Es ist eine Entscheidung von historischer Tragweite: Der Bundesverfassungsschutz stuft die größte Oppositionspartei Deutschlands, die in Umfragen und in manchen Bundesländern sogar auf Platz eins liegt, als gesichert rechtsextremistisch ein. Die Voraussetzungen für ein Verbotsverfahren gegen die AfD scheinen gegeben.
Doch ausgerechnet der Mann, der über die Mehrheit für ein Verbotsverfahren maßgeblich entscheiden wird, schweigt sich seit Tagen aus. Seit der Meldung am Freitagmorgen ist Friedrich Merz abgetaucht.
Während in seiner eigenen Partei eine hitzige Debatte über den Umgang mit der AfD ausgebrochen ist, lässt der CDU-Vorsitzende jede Presseanfrage unbeantwortet. Es ist ein dröhnendes Schweigen. Und dem wohl künftigen Kanzler nicht angemessen.

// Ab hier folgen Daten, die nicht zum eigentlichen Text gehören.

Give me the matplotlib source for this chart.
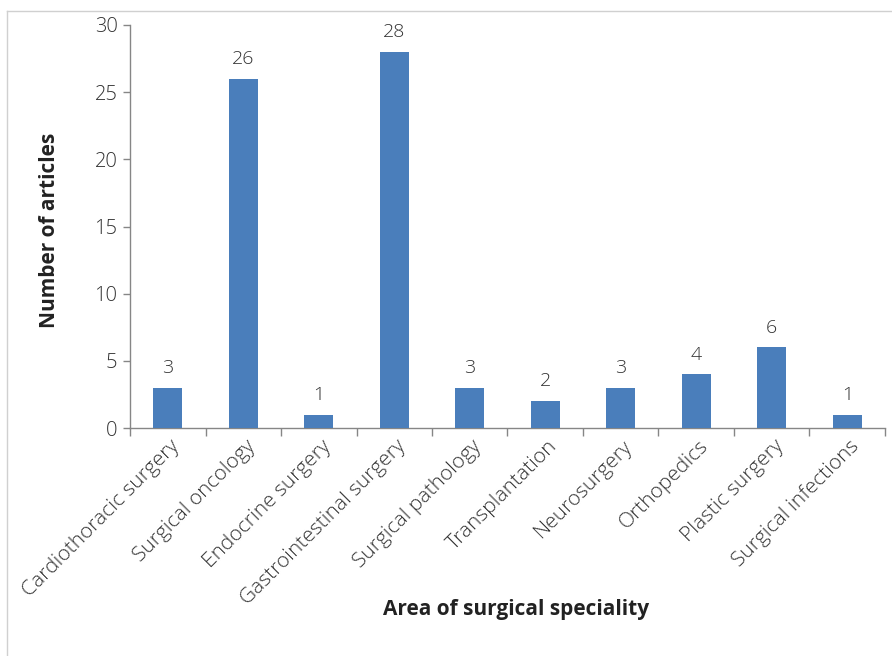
import matplotlib
matplotlib.use("Agg")
import matplotlib.pyplot as plt
from matplotlib.lines import Line2D
from matplotlib.transforms import ScaledTranslation
import numpy as np

categories = ["Cardiothoracic surgery", "Surgical oncology", "Endocrine surgery",
              "Gastrointestinal surgery", "Surgical pathology", "Transplantation",
              "Neurosurgery", "Orthopedics", "Plastic surgery", "Surgical infections"]
articles = [3, 26, 1, 28, 3, 2, 3, 4, 6, 1]
y_ticks = [0, 5, 10, 15, 20, 25, 30]

plt.rcParams['font.family'] = ['Open Sans', 'DejaVu Sans']

W, H = 892, 656
fig = plt.figure(figsize=(W / 100, H / 100), dpi=100)
# thin frame along the top and left edges
fig.lines.append(Line2D([7 / W, 1], [1 - 11 / H, 1 - 11 / H], transform=fig.transFigure,
                        color="#d0d0d0", linewidth=1.0))
fig.lines.append(Line2D([7 / W, 7 / W], [0, 1 - 11 / H], transform=fig.transFigure,
                        color="#d0d0d0", linewidth=1.0))

ax = fig.add_axes([130 / W, (H - 428) / H, (885 - 130) / W, (428 - 25) / H])
x = np.arange(len(categories))
ax.bar(x, articles, width=0.38, color="#4a7ebb", zorder=3)
for xi, v in zip(x, articles):
    ax.text(xi, v + 0.8, str(v), ha="center", va="bottom", fontsize=14,
            fontweight="light", color="#333333")

ax.set_xlim(-0.5, len(categories) - 0.5)
ax.set_ylim(0, 30)
ax.set_yticks(y_ticks)
ax.set_yticklabels([str(t) for t in y_ticks], fontsize=14.5, fontweight="light")
ax.tick_params(axis="y", colors="#868686", labelcolor="#333333", length=5, width=1, pad=4)
ax.set_xticks(np.arange(len(categories) + 1) - 0.5, minor=False)
ax.set_xticklabels([])
ax.set_xticks(x, minor=True)
ax.set_xticklabels(categories, minor=True, rotation=45, ha="right", va="center",
                   rotation_mode="anchor", fontsize=15, fontweight="light", color="#333333")
ax.tick_params(axis="x", which="major", length=6, width=1, colors="#868686")
ax.tick_params(axis="x", which="minor", length=0, pad=16)
shift = ScaledTranslation(9 / 100, 7 / 100, fig.dpi_scale_trans)
for lbl in ax.get_xticklabels(minor=True):
    lbl.set_transform(lbl.get_transform() + shift)

for s in ["top", "right"]:
    ax.spines[s].set_visible(False)
for s in ["left", "bottom"]:
    ax.spines[s].set_color("#868686")
    ax.spines[s].set_linewidth(1)

fig.text(50 / W, 1 - 230 / H, "Number of articles", rotation=90, ha="center", va="center",
         fontsize=15, fontweight="bold", color="#222222")
fig.text(516 / W, 1 - 610 / H, "Area of surgical speciality", ha="center", va="center",
         fontsize=15, fontweight="bold", color="#222222")

fig.savefig("out.png", dpi=100)
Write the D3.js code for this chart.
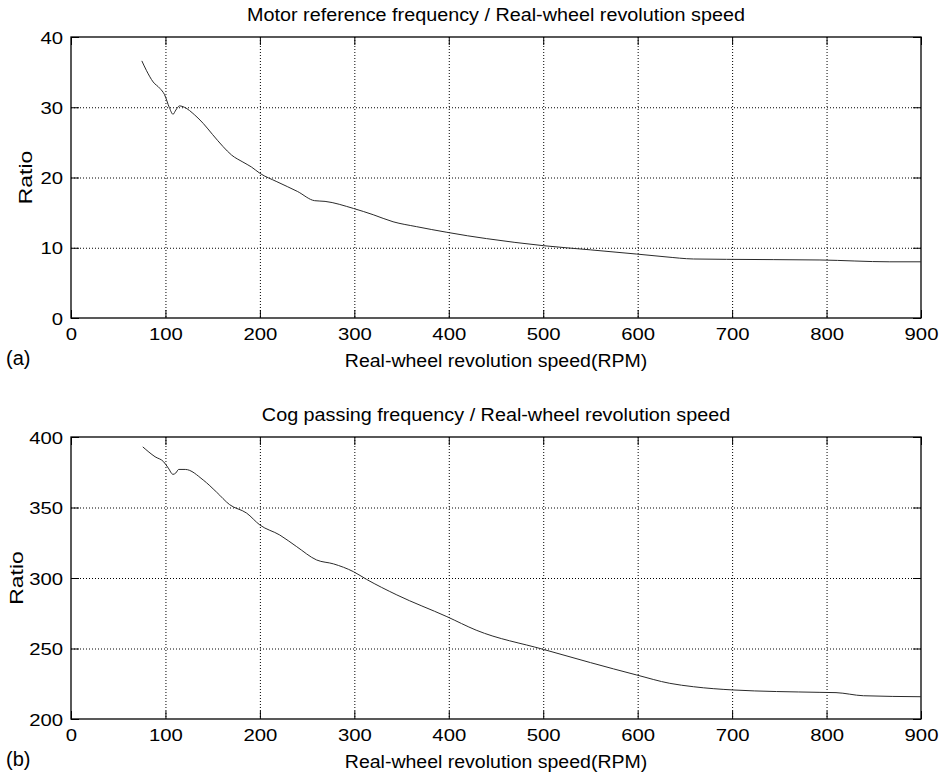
<!DOCTYPE html>
<html>
<head>
<meta charset="utf-8">
<script src="https://cdn.jsdelivr.net/npm/d3@7"></script>
<style>
  body { margin: 0; background: #fff; }
  svg text { font-family: "Liberation Sans", Arial, sans-serif; fill: #000; }
</style>
</head>
<body>
<div id="chart"></div>
<script>
// ---- data ----
var xTicks = [0, 100, 200, 300, 400, 500, 600, 700, 800, 900];

// (a) motor reference frequency / wheel speed
var speedA = [75, 80, 87, 94, 99, 104, 108, 111, 115, 120, 131, 140, 150, 161, 170, 182, 191, 200, 218, 240, 258, 269, 299, 320, 341, 366, 398, 420, 440, 500, 550, 599, 630, 659, 694, 793, 867, 900];
var ratioA = [36.6, 35.2, 33.6, 32.7, 31.8, 30.0, 29.0, 29.6, 30.2, 30.0, 28.9, 27.7, 26.1, 24.4, 23.2, 22.2, 21.5, 20.6, 19.4, 18.0, 16.7, 16.6, 15.6, 14.7, 13.7, 13.0, 12.2, 11.7, 11.3, 10.3, 9.7, 9.1, 8.7, 8.4, 8.35, 8.26, 8.0, 8.0];
var yTicksA = [0, 10, 20, 30, 40];

// (b) cog passing frequency / wheel speed
var speedB = [76, 89, 98, 103, 108, 111, 114, 121, 140, 154, 168, 186, 200, 221, 239, 260, 278, 299, 313, 345, 398, 429, 500, 550, 599, 634, 659, 701, 793, 810, 839, 900];
var ratioB = [393, 386, 382.5, 378, 373.5, 374.5, 377, 377, 369.5, 361, 352, 346, 337.6, 330.5, 322.2, 312.8, 310, 304.5, 299, 288, 272.6, 263, 249.4, 240, 231.2, 225.3, 222.9, 220.6, 218.9, 218.7, 216.5, 215.8];
var yTicksB = [200, 250, 300, 350, 400];

var W = 939, H = 773;
var svg = d3.select("#chart").append("svg")
    .attr("width", W)
    .attr("height", H);

var panels = [
  { top: 37, bottom: 318, xs: speedA, ys: ratioA, yTicks: yTicksA, yDomain: [0, 40], ratioX: 32,
    title: "Motor reference frequency / Real-wheel revolution speed", tag: "(a)" },
  { top: 437, bottom: 719, xs: speedB, ys: ratioB, yTicks: yTicksB, yDomain: [200, 400], ratioX: 23,
    title: "Cog passing frequency / Real-wheel revolution speed", tag: "(b)" }
];

var left = 71, right = 921, tickLen = 8;

// the original glyphs are wider than Arial, so stretch text horizontally
function stretchText(g, x, y, sx, size, str, extra) {
    return g.append("text")
        .attr("transform", "translate(" + x + "," + y + ")" + (extra || "") + " scale(" + sx + ",1)")
        .attr("font-size", size)
        .text(str);
}

panels.forEach(function(p) {
    var x = d3.scaleLinear().domain([0, 900]).range([left, right]);
    var y = d3.scaleLinear().domain(p.yDomain).range([p.bottom, p.top]);
    var g = svg.append("g");

    // dotted grid
    g.selectAll(".vgrid").data(xTicks.slice(1, -1)).enter().append("line")
        .attr("x1", function(d) { return x(d) + .5; }).attr("x2", function(d) { return x(d) + .5; })
        .attr("y1", p.top).attr("y2", p.bottom)
        .attr("stroke", "#000").attr("stroke-width", 1).attr("stroke-dasharray", "1,2");
    g.selectAll(".hgrid").data(p.yTicks.slice(1, -1)).enter().append("line")
        .attr("y1", function(d) { return y(d) + .5; }).attr("y2", function(d) { return y(d) + .5; })
        .attr("x1", left).attr("x2", right)
        .attr("stroke", "#000").attr("stroke-width", 1).attr("stroke-dasharray", "1,2");

    // inward ticks on all four sides
    var xAxB = d3.axisBottom(x).tickValues(xTicks).tickSize(-tickLen);
    var xAxT = d3.axisTop(x).tickValues(xTicks).tickSize(-tickLen).tickFormat("");
    var yAxL = d3.axisLeft(y).tickValues(p.yTicks).tickSize(-tickLen);
    var yAxR = d3.axisRight(y).tickValues(p.yTicks).tickSize(-tickLen).tickFormat("");

    var axG = [[xAxB, "translate(0," + p.bottom + ")"], [xAxT, "translate(0," + p.top + ")"],
     [yAxL, "translate(" + left + ",0)"], [yAxR, "translate(" + right + ",0)"]].map(function(a) {
        var ax = g.append("g").attr("transform", a[1]).call(a[0]);
        ax.select(".domain").remove();
        ax.selectAll("line").attr("stroke", "#000");
        ax.selectAll("text").attr("x", null).attr("y", null).attr("dy", null)
            .attr("font-size", 16).attr("font-family", "Liberation Sans, Arial, sans-serif");
        return ax;
    });
    // tick label placement (matlab style)
    axG[0].selectAll("text")
        .attr("text-anchor", "middle")
        .attr("transform", "translate(0,22) scale(1.27,1)");
    axG[2].selectAll("text")
        .attr("text-anchor", "end")
        .attr("transform", "translate(-8,6) scale(1.27,1)");

    // box
    g.append("rect")
        .attr("x", left).attr("y", p.top)
        .attr("width", right - left).attr("height", p.bottom - p.top)
        .attr("fill", "none").attr("stroke", "#000").attr("stroke-width", 1.3);

    // curve
    var line = d3.line()
        .x(function(d, i) { return x(p.xs[i]); })
        .y(function(d) { return y(d); })
        .curve(d3.curveMonotoneX);
    g.append("path").datum(p.ys)
        .attr("d", line)
        .attr("fill", "none").attr("stroke", "#2a2a2a").attr("stroke-width", 1);

    // labels
    stretchText(g, (left + right) / 2, p.top - 16, 1.07, 18.5, p.title).attr("text-anchor", "middle");
    stretchText(g, (left + right) / 2, p.bottom + 49, 1.055, 18.5, "Real-wheel revolution speed(RPM)").attr("text-anchor", "middle");
    stretchText(g, p.ratioX, (p.top + p.bottom) / 2, 1.27, 18, "Ratio", " rotate(-90)").attr("text-anchor", "middle");
    g.append("text")
        .attr("x", 6).attr("y", p.bottom + 47)
        .attr("font-family", "Liberation Serif, Times New Roman, serif")
        .attr("font-size", 20)
        .text(p.tag);
});
</script>
</body>
</html>
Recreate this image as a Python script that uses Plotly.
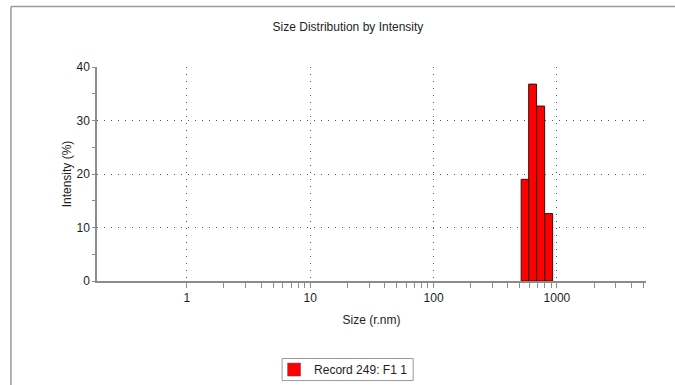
import plotly.graph_objects as go

# ---- data ----
bin_edges_nm = [513, 590, 684, 795, 923]          # bar edges, Size (r.nm)
intensity_pct = [19.0, 36.8, 32.7, 12.6]          # Intensity (%)
series_name = "Record 249: F1 1"
x_major_ticks = [1, 10, 100, 1000]
x_major_labels = ["1", "10", "100", "1000"]
x_minor_ticks = [2, 3, 4, 5, 6, 7, 8, 9,
                 20, 30, 40, 50, 60, 70, 80, 90,
                 200, 300, 400, 500, 600, 700, 800, 900,
                 2000, 3000, 4000, 5000]
y_major_ticks = [0, 10, 20, 30, 40]

# ---- build histogram polygons from the bins ----
xs, ys = [], []
for i, h in enumerate(intensity_pct):
    l, r = bin_edges_nm[i], bin_edges_nm[i + 1]
    xs += [l, l, r, r, l, None]
    ys += [0, h, h, 0, 0, None]

W, H = 675, 385
ML, MR, MT, MB = 97, 29.3, 67.3, 104.3
FONT = "Liberation Sans, Arial, sans-serif"
AX = "#8c8c8c"
TXT = "#1e1e1e"

fig = go.Figure()
fig.add_trace(go.Scatter(
    x=xs, y=ys, mode="lines", fill="toself",
    fillcolor="#ff0000", line=dict(color="#3a1010", width=1),
    showlegend=False, hoverinfo="skip"))
fig.add_trace(go.Scatter(
    x=[None], y=[None], mode="markers", name=series_name,
    marker=dict(symbol="square", size=13, color="#ff0000",
                line=dict(color="#555555", width=0.5))))

pw = W - ML - MR
ph = H - MT - MB
def px2x(p):
    return (p - ML) / pw
def py2y(p):
    return (H - MB - p) / ph

fig.update_layout(
    width=W, height=H,
    margin=dict(l=ML, r=MR, t=MT, b=MB, pad=0, autoexpand=False),
    paper_bgcolor="white", plot_bgcolor="white",
    font=dict(family=FONT, size=12, color=TXT),
    title=dict(text="Size Distribution by Intensity", x=0.5155, xanchor="center",
               y=1 - 27 / H, yanchor="middle", yref="container",
               font=dict(family=FONT, size=12, color=TXT)),
    xaxis=dict(
        type="log", range=[-0.7275, 3.7218],
        tickmode="array", tickvals=x_major_ticks, ticktext=x_major_labels,
        ticks="outside", ticklen=5, tickwidth=1, tickcolor=AX,
        showline=True, linecolor=AX, linewidth=1.5,
        showgrid=True, gridcolor="#555555", gridwidth=1, griddash="1px,6px",
        zeroline=False, automargin=False,
        minor=dict(tickmode="array", tickvals=x_minor_ticks, ticks="outside",
                   ticklen=5, tickwidth=1, tickcolor=AX, showgrid=False),
        title=dict(text="Size (r.nm)", standoff=11,
                   font=dict(family=FONT, size=12, color=TXT)),
        tickfont=dict(family=FONT, size=12, color=TXT),
    ),
    yaxis=dict(
        range=[0, 40], tickmode="array", tickvals=y_major_ticks,
        ticks="outside", ticklen=3, tickwidth=1, tickcolor=AX,
        showline=True, linecolor=AX, linewidth=1.5,
        showgrid=True, gridcolor="#555555", gridwidth=1, griddash="1px,6px",
        zeroline=False, automargin=False,
        minor=dict(dtick=5, ticks="outside", ticklen=3, tickwidth=1,
                   tickcolor=AX, showgrid=False),
        title=dict(text="Intensity (%)", standoff=2,
                   font=dict(family=FONT, size=12, color=TXT)),
        tickfont=dict(family=FONT, size=12, color=TXT),
    ),
    legend=dict(
        x=px2x(274), y=py2y(369), xanchor="left", yanchor="middle",
        borderwidth=0, bgcolor="rgba(0,0,0,0)",
        font=dict(family=FONT, size=12, color=TXT),
        itemwidth=30, tracegroupgap=0,
    ),
    showlegend=True,
    shapes=[
        # page frame
        dict(type="line", xref="paper", yref="paper",
             x0=px2x(11), x1=px2x(676), y0=py2y(7), y1=py2y(7),
             line=dict(color="#9a9a9a", width=1.5)),
        dict(type="line", xref="paper", yref="paper",
             x0=px2x(11), x1=px2x(11), y0=py2y(7), y1=py2y(386),
             line=dict(color="#9a9a9a", width=1.5)),
        # legend frame
        dict(type="rect", xref="paper", yref="paper",
             x0=px2x(282), x1=px2x(413), y0=py2y(358), y1=py2y(380),
             line=dict(color="#999999", width=1), fillcolor="rgba(0,0,0,0)"),
    ],
)

fig.write_html(
    "out.html",
    config={"displayModeBar": False},
    post_script="document.body.style.margin='0';document.body.style.overflow='hidden';",
)
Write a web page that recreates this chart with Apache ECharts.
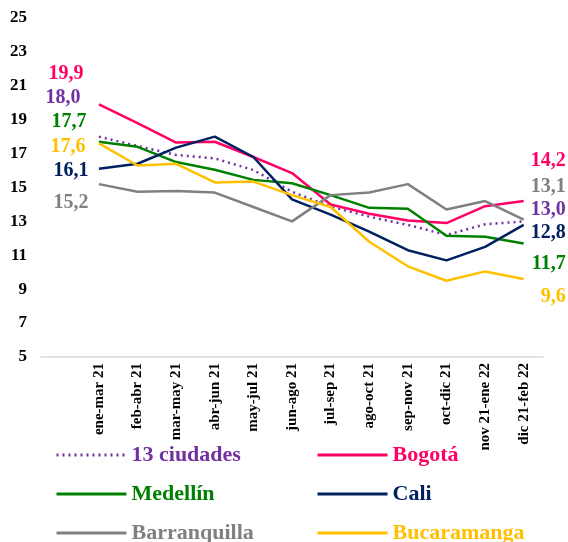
<!DOCTYPE html>
<html>
<head>
<meta charset="utf-8">
<script src="https://cdn.jsdelivr.net/npm/echarts@6/dist/echarts.min.js"></script>
<style>
  html, body { margin: 0; padding: 0; background: #fff; }
  #chart { width: 568px; height: 542px; }
</style>
</head>
<body>
<div id="chart"></div>
<script>
// periodos moviles trimestrales
const categories = ['ene-mar 21', 'feb-abr 21', 'mar-may 21', 'abr-jun 21', 'may-jul 21', 'jun-ago 21',
  'jul-sep 21', 'ago-oct 21', 'sep-nov 21', 'oct-dic 21', 'nov 21-ene 22', 'dic 21-feb 22'];
const yTicks = { min: 5, max: 25, step: 2 };

const ciudades13 = [18.0, 17.45, 16.92, 16.72, 16.03, 14.75, 13.87, 13.28, 12.79, 12.2, 12.83, 13.0];
const bogota = [19.9, 18.8, 17.65, 17.7, 16.8, 15.85, 14.0, 13.45, 13.05, 12.9, 13.9, 14.2];
const medellin = [17.7, 17.4, 16.5, 16.05, 15.45, 15.25, 14.55, 13.8, 13.75, 12.15, 12.1, 11.7];
const cali = [16.1, 16.4, 17.35, 18.0, 16.8, 14.3, 13.4, 12.4, 11.3, 10.7, 11.5, 12.8];
const barranquilla = [15.2, 14.75, 14.8, 14.7, 13.85, 13.0, 14.55, 14.7, 15.2, 13.7, 14.2, 13.1];
const bucaramanga = [17.6, 16.3, 16.4, 15.3, 15.35, 14.55, 13.85, 11.8, 10.35, 9.5, 10.05, 9.6];

const FONT = 'Liberation Serif';

// nombre, datos, color, tipo de linea, offset etiqueta inicio / fin, posicion leyenda
const cities = [
  { name: '13 ciudades', data: ciudades13, color: '#7030A0', type: [2, 4], first: [-36, -39], last: [-12], leg: [50, 439] },
  { name: 'Bogotá', data: bogota, color: '#FF0066', type: 'solid', first: [-33, -31], last: [-40], leg: [311, 439] },
  { name: 'Medellín', data: medellin, color: '#008000', type: 'solid', first: [-30, -20], last: [20], leg: [50, 478] },
  { name: 'Cali', data: cali, color: '#002060', type: 'solid', first: [-28, 2], last: [8], leg: [311, 478] },
  { name: 'Barranquilla', data: barranquilla, color: '#808080', type: 'solid', first: [-28, 19], last: [-33], leg: [50, 517] },
  { name: 'Bucaramanga', data: bucaramanga, color: '#FFC000', type: 'solid', first: [-31, 3], last: [18], leg: [311, 517] }
];

const fmt = v => v.toFixed(1).replace('.', ',');

function buildSeries(c) {
  const n = c.data.length;
  const pts = c.data.map((v, i) => {
    if (i === 0) {
      return { value: v, label: { show: true, position: 'inside', align: 'center', offset: c.first } };
    }
    if (i === n - 1) {
      return { value: v, label: { show: true, position: 'inside', align: 'right', offset: [42, c.last[0]] } };
    }
    return v;
  });
  return {
    name: c.name,
    type: 'line',
    data: [null].concat(pts),
    symbol: 'circle',
    symbolSize: 0,
    showSymbol: true,
    lineStyle: { color: c.color, width: 2.5, type: c.type },
    itemStyle: { color: c.color },
    label: {
      show: false,
      formatter: p => fmt(p.value),
      color: c.color,
      fontFamily: FONT,
      fontWeight: 'bold',
      fontSize: 20
    },
    emphasis: { disabled: true },
    animation: false
  };
}

const chart = echarts.init(document.getElementById('chart'), null, { renderer: 'canvas' });

chart.setOption({
  backgroundColor: '#fff',
  grid: { left: 41, right: 25, top: 18, bottom: 185 },
  legend: cities.map(c => ({
    data: [c.name],
    left: c.leg[0],
    top: c.leg[1],
    itemWidth: 70,
    itemHeight: 14,
    selectedMode: false,
    itemStyle: { opacity: 0 },
    lineStyle: { width: 3 },
    textStyle: { color: c.color, fontFamily: FONT, fontWeight: 'bold', fontSize: 22, lineHeight: 22 }
  })),
  xAxis: {
    type: 'category',
    data: [''].concat(categories),
    boundaryGap: true,
    axisLine: { lineStyle: { color: '#D9D9D9', width: 1.5 } },
    axisTick: { show: false },
    axisLabel: { interval: 0, rotate: 90, margin: 6, color: '#000', fontFamily: FONT, fontWeight: 'bold', fontSize: 15 }
  },
  yAxis: {
    type: 'value',
    min: yTicks.min,
    max: yTicks.max,
    interval: yTicks.step,
    axisLine: { show: false },
    axisTick: { show: false },
    splitLine: { show: false },
    axisLabel: { margin: 14, color: '#000', fontFamily: FONT, fontWeight: 'bold', fontSize: 17 }
  },
  series: cities.map(buildSeries)
});
</script>
</body>
</html>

Merz schlingert sein Jahren
Im Umgang mit der AfD schlingert Merz seit Jahren. In der Vergangenheit brüstete er sich damit, die AfD halbieren zu können, später drohte er gar CDU-Mitgliedern mit einem Parteiausschlussverfahren, wenn sie gemeinsam den Rechten abstimmen würden. Doch Merz setzte auch andere Töne. Im Sommerinterview 2023 stellte er die Brandmauer auf kommunaler Ebene infrage, nachdem er zuvor bereits gefordert hatte, die Union müsse „eine wirkliche Alternative für Deutschland“ sein, aber „mit Substanz“.
Es war auch Merz, der wenige Wochen vor der Bundestagswahl erstmals einen Beschluss im Bundestag herbeiführte, der nur durch die Stimmen der AfD eine Mehrheit fand. Den symbolischen Entschließungsantrag für eine schärfere Migrationspolitik hatte Merz zur Gewissensfrage erklärt.
Zuletzt hat der designierte Fraktionsvorsitzende der Union, Jens Spahn, eine Debatte losgetreten, ob AfD-Kandidaten zu Ausschussvorsitzenden gewählt werden sollten. Eine Frage, die in der künftigen schwarz-roten Koalition bereits vor Amtsantritt für heftigen Streit sorgt. Friedrich Merz jedoch schwieg.
Das politische Kalkül dahinter ist offensichtlich: Merz will sich vor seiner Wahl zum Kanzler weder mit dem linken Flügel der SPD noch mit der konservativen Strömung in den eigenen Reihen anlegen. Nur zwölf Stimmen Mehrheit hat seine Koalition. Ein Scheitern im ersten Wahlgang scheint nicht ausgeschlossen. Es wäre ein historisches Debakel für Merz.
Doch vor seiner Wahl haben die Abgeordneten des Bundestags das Recht darauf, zu erfahren, wie es der künftige Kanzler mit der AfD hält. Als Oppositionschef hat Merz dem SPD-Kanzler Olaf Scholz häufig vorgeworfen, zu zögerlich und abwartend zu agieren. Es liegt nun an Merz, es besser zu machen.